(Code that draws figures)
────────────────────────────────────────

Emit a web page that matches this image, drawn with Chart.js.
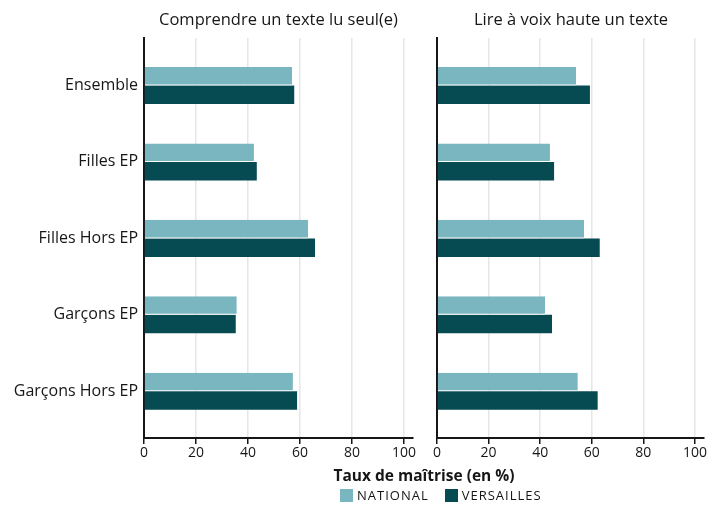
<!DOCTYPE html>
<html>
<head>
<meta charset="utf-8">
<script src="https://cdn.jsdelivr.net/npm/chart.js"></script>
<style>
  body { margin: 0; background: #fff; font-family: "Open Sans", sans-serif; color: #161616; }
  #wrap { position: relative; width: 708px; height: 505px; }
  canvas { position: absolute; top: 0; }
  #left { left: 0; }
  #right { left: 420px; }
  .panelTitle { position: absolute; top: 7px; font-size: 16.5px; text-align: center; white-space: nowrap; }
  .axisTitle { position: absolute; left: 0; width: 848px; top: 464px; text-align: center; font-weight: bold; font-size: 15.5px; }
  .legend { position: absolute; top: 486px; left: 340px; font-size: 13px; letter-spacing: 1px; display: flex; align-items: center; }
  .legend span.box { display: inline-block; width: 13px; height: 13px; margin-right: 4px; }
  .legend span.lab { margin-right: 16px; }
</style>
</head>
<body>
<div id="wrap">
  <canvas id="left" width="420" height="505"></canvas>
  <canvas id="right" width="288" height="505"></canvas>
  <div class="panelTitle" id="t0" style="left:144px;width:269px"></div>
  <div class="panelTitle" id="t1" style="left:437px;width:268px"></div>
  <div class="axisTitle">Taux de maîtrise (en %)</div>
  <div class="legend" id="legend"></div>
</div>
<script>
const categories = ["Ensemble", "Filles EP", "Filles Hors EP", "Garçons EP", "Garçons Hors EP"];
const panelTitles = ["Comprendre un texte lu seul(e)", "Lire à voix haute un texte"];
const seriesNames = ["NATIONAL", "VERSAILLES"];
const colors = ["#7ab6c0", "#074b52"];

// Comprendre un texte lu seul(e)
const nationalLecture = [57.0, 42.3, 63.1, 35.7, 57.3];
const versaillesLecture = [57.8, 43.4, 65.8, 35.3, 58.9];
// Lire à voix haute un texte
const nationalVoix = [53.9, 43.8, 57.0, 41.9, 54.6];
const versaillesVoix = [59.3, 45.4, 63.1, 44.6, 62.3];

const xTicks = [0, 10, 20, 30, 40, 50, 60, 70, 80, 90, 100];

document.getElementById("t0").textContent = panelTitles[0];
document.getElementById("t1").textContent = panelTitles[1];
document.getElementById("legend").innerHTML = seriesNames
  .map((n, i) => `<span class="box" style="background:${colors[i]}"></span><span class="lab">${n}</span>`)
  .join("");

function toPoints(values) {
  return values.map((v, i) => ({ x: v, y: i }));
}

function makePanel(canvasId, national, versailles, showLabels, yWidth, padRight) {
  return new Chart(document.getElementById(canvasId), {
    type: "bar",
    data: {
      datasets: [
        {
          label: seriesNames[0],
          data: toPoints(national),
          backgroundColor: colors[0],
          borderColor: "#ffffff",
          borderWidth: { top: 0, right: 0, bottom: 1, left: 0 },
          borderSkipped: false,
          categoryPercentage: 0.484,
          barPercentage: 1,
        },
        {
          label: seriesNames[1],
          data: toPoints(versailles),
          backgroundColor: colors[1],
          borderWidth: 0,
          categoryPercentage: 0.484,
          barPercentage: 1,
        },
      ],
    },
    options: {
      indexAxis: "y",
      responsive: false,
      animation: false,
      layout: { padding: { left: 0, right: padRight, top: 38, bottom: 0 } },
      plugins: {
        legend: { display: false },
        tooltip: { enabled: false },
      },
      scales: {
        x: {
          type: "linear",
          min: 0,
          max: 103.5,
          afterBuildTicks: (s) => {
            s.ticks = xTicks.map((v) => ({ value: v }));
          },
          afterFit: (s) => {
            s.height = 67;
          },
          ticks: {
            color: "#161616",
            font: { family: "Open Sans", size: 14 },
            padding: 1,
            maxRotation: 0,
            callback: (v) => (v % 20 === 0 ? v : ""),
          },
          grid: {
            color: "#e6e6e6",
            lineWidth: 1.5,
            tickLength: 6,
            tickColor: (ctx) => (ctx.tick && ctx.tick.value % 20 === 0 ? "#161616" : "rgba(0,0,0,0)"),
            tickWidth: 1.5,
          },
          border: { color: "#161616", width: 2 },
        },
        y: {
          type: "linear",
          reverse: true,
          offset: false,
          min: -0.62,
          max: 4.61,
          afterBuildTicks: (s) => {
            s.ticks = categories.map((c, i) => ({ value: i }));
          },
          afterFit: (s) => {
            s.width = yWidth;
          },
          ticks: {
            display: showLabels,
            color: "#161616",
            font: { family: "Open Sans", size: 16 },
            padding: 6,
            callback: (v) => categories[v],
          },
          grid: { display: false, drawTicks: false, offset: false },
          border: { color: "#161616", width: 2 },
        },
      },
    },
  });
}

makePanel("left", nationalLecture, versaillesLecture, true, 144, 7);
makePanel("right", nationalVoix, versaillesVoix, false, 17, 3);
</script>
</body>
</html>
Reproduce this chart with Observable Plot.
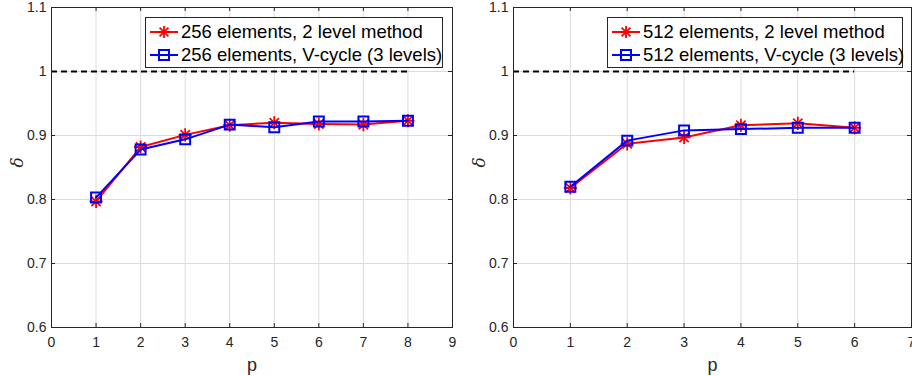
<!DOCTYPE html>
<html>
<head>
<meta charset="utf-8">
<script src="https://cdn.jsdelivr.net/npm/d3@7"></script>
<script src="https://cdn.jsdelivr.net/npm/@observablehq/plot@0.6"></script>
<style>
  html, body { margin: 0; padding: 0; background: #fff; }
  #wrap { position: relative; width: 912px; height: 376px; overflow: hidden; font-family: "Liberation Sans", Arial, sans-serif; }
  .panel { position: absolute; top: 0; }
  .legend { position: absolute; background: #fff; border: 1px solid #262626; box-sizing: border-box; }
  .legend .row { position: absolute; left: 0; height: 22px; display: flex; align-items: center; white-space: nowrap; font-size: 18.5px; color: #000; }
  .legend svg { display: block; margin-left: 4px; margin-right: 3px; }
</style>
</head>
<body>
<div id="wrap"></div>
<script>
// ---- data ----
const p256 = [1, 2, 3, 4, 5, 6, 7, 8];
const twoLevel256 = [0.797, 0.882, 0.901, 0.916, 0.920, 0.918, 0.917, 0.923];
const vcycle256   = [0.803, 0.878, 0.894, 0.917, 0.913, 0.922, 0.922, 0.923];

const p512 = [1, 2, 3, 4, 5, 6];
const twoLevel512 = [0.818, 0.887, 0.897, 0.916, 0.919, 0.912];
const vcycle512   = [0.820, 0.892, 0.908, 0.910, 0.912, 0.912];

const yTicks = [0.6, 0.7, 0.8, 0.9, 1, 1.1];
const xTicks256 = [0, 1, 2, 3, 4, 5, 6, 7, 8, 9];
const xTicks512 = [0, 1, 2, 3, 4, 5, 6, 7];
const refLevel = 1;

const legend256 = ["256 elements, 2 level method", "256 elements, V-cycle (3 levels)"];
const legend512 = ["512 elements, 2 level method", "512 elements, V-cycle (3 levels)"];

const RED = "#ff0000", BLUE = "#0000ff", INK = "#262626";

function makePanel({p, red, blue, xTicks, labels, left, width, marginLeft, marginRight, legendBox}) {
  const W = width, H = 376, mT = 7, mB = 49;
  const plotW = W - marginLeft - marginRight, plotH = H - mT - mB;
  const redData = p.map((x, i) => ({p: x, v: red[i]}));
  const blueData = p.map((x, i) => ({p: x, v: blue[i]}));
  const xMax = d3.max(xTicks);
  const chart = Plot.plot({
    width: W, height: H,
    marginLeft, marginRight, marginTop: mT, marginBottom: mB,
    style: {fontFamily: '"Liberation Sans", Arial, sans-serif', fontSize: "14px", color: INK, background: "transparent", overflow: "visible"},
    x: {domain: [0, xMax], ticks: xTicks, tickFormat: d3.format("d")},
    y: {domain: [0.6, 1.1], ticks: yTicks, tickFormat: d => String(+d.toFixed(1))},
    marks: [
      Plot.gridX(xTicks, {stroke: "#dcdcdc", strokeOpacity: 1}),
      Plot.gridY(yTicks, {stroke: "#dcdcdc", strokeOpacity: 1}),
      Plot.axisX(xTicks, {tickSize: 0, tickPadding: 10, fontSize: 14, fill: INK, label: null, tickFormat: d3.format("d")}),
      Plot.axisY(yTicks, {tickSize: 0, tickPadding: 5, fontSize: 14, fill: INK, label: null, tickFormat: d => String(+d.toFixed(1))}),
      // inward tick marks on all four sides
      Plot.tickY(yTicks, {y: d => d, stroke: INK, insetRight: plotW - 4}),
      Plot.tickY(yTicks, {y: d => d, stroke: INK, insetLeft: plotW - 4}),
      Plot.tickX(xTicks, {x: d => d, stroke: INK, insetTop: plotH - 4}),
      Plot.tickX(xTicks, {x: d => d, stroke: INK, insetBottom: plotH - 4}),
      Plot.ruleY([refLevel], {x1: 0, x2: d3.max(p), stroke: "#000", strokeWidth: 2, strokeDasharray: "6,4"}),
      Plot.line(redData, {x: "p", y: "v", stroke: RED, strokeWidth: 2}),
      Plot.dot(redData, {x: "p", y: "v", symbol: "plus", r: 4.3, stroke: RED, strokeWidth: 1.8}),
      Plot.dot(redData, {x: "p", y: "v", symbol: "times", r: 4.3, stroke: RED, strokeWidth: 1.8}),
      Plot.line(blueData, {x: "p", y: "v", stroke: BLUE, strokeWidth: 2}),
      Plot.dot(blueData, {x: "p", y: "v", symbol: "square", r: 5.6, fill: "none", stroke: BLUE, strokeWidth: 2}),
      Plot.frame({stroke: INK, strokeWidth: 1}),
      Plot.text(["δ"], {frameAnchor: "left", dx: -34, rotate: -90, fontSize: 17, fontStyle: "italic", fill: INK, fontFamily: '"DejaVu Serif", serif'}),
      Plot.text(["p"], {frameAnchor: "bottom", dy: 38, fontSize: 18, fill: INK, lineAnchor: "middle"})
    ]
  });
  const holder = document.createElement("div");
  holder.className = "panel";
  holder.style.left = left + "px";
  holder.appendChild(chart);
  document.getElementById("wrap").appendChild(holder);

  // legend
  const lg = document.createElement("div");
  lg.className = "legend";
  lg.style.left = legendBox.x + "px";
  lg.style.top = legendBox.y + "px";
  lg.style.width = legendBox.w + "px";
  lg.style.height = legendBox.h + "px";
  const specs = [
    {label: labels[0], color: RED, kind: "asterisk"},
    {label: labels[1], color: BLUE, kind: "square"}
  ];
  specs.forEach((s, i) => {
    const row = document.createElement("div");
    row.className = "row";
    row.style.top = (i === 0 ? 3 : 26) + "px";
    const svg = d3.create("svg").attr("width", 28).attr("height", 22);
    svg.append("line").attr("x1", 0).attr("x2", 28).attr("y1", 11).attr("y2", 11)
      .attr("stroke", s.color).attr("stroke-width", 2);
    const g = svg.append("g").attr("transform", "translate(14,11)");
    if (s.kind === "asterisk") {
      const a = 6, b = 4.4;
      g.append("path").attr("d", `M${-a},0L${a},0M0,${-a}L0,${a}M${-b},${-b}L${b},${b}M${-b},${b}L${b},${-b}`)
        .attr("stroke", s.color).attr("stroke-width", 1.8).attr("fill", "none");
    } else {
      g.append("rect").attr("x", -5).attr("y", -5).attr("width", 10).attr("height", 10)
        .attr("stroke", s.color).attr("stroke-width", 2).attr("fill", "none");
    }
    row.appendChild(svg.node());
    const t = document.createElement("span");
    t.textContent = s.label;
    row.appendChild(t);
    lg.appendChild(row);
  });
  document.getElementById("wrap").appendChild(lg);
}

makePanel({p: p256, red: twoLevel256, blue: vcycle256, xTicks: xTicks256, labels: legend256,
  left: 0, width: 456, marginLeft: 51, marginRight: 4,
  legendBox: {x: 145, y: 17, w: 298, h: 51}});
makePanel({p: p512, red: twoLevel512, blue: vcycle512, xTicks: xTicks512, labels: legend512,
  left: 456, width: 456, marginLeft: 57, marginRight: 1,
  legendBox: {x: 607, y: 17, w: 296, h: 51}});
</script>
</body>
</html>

────────────────────────────────────────

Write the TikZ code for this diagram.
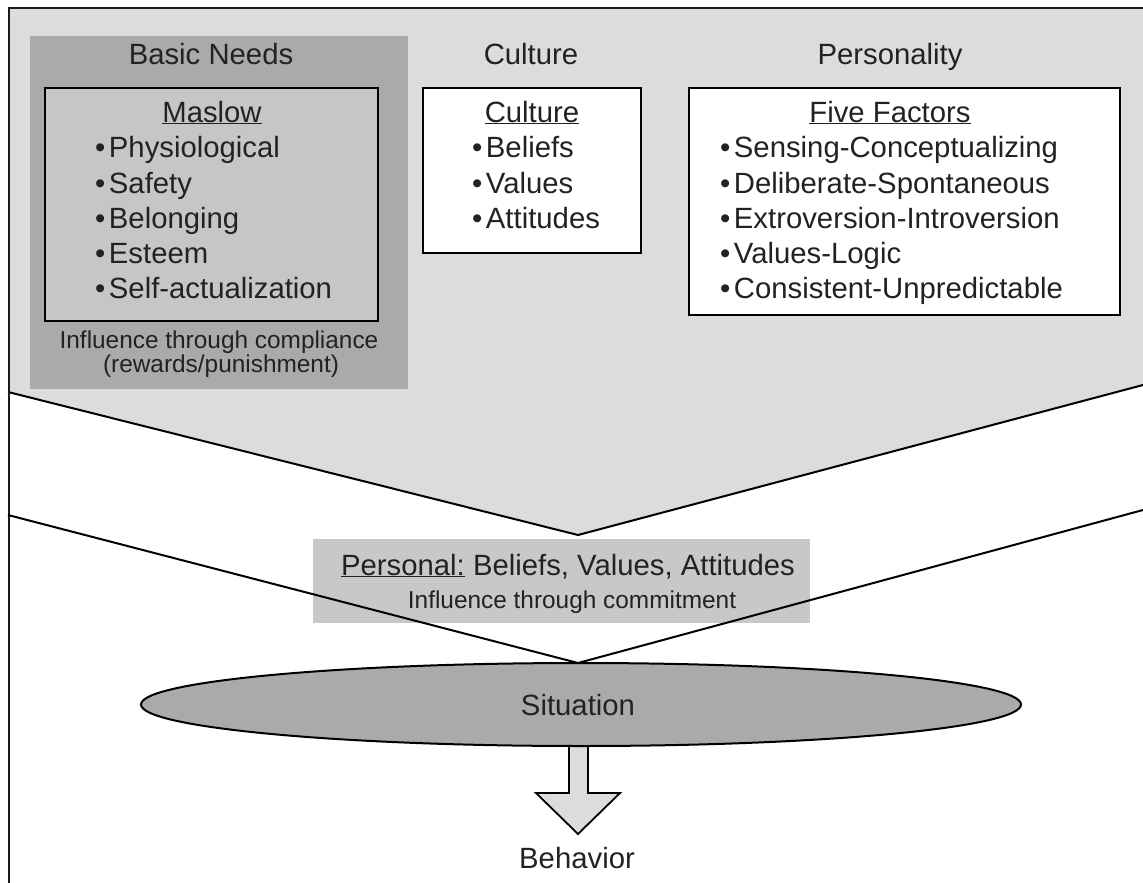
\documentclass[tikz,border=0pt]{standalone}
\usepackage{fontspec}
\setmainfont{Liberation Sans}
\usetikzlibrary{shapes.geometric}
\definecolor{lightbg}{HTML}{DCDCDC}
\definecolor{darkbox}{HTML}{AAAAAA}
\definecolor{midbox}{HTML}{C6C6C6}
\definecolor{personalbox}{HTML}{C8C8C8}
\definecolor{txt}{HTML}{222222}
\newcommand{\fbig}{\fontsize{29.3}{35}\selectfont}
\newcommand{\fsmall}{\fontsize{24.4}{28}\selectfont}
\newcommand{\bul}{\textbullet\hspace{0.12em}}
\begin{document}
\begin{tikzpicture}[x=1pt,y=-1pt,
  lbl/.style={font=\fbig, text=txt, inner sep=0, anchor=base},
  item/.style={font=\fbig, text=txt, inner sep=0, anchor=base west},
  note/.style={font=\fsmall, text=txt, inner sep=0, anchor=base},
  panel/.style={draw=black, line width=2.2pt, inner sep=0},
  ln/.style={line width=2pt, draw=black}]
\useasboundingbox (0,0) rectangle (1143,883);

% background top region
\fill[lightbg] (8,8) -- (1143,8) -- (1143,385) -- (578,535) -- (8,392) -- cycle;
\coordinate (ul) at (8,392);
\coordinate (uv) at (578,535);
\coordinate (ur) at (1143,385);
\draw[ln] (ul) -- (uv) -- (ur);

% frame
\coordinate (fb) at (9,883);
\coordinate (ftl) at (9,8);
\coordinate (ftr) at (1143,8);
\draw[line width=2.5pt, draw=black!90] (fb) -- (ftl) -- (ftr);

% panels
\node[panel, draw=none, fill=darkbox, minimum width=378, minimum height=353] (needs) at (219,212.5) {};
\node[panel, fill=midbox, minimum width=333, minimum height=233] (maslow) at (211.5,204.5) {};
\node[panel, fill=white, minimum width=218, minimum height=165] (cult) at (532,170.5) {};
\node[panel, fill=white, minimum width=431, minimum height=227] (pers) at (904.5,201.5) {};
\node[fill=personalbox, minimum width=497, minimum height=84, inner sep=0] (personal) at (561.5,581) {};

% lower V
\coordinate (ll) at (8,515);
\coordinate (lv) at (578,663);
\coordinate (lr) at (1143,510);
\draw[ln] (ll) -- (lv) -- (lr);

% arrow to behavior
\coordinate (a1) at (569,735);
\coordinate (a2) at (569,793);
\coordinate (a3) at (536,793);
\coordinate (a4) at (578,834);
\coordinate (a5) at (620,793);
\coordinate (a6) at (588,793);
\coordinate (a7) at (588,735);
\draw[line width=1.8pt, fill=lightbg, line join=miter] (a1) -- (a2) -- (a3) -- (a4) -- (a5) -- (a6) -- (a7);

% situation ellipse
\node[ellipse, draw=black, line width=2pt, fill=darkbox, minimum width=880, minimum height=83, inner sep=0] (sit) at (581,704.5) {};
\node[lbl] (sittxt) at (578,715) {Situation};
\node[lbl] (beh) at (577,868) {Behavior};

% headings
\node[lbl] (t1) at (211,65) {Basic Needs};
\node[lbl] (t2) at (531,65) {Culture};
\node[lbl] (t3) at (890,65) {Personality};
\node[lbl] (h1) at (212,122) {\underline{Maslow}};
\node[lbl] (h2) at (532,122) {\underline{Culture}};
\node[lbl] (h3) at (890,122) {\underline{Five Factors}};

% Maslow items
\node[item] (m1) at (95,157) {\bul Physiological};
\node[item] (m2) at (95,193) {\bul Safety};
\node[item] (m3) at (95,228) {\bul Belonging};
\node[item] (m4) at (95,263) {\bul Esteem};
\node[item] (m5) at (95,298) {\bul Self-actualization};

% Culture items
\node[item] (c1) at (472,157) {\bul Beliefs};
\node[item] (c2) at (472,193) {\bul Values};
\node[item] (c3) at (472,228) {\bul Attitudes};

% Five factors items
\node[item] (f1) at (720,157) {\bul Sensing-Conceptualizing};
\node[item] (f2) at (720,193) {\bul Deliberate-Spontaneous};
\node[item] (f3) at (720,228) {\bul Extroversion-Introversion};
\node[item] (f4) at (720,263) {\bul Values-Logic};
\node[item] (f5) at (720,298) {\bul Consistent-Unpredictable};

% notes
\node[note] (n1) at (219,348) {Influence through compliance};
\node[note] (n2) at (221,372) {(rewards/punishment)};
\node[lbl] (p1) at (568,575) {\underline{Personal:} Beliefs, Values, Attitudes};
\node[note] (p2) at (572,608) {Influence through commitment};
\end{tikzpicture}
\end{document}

────────────────────────────────────────

# WHAT NEEDS TO BE DONE
Check each line of the records above for "with", and copy those that have it.

# RESULT
Emit a web page that matches this image, drawn with Chart.js.
Reproduce this chart with Observable Plot.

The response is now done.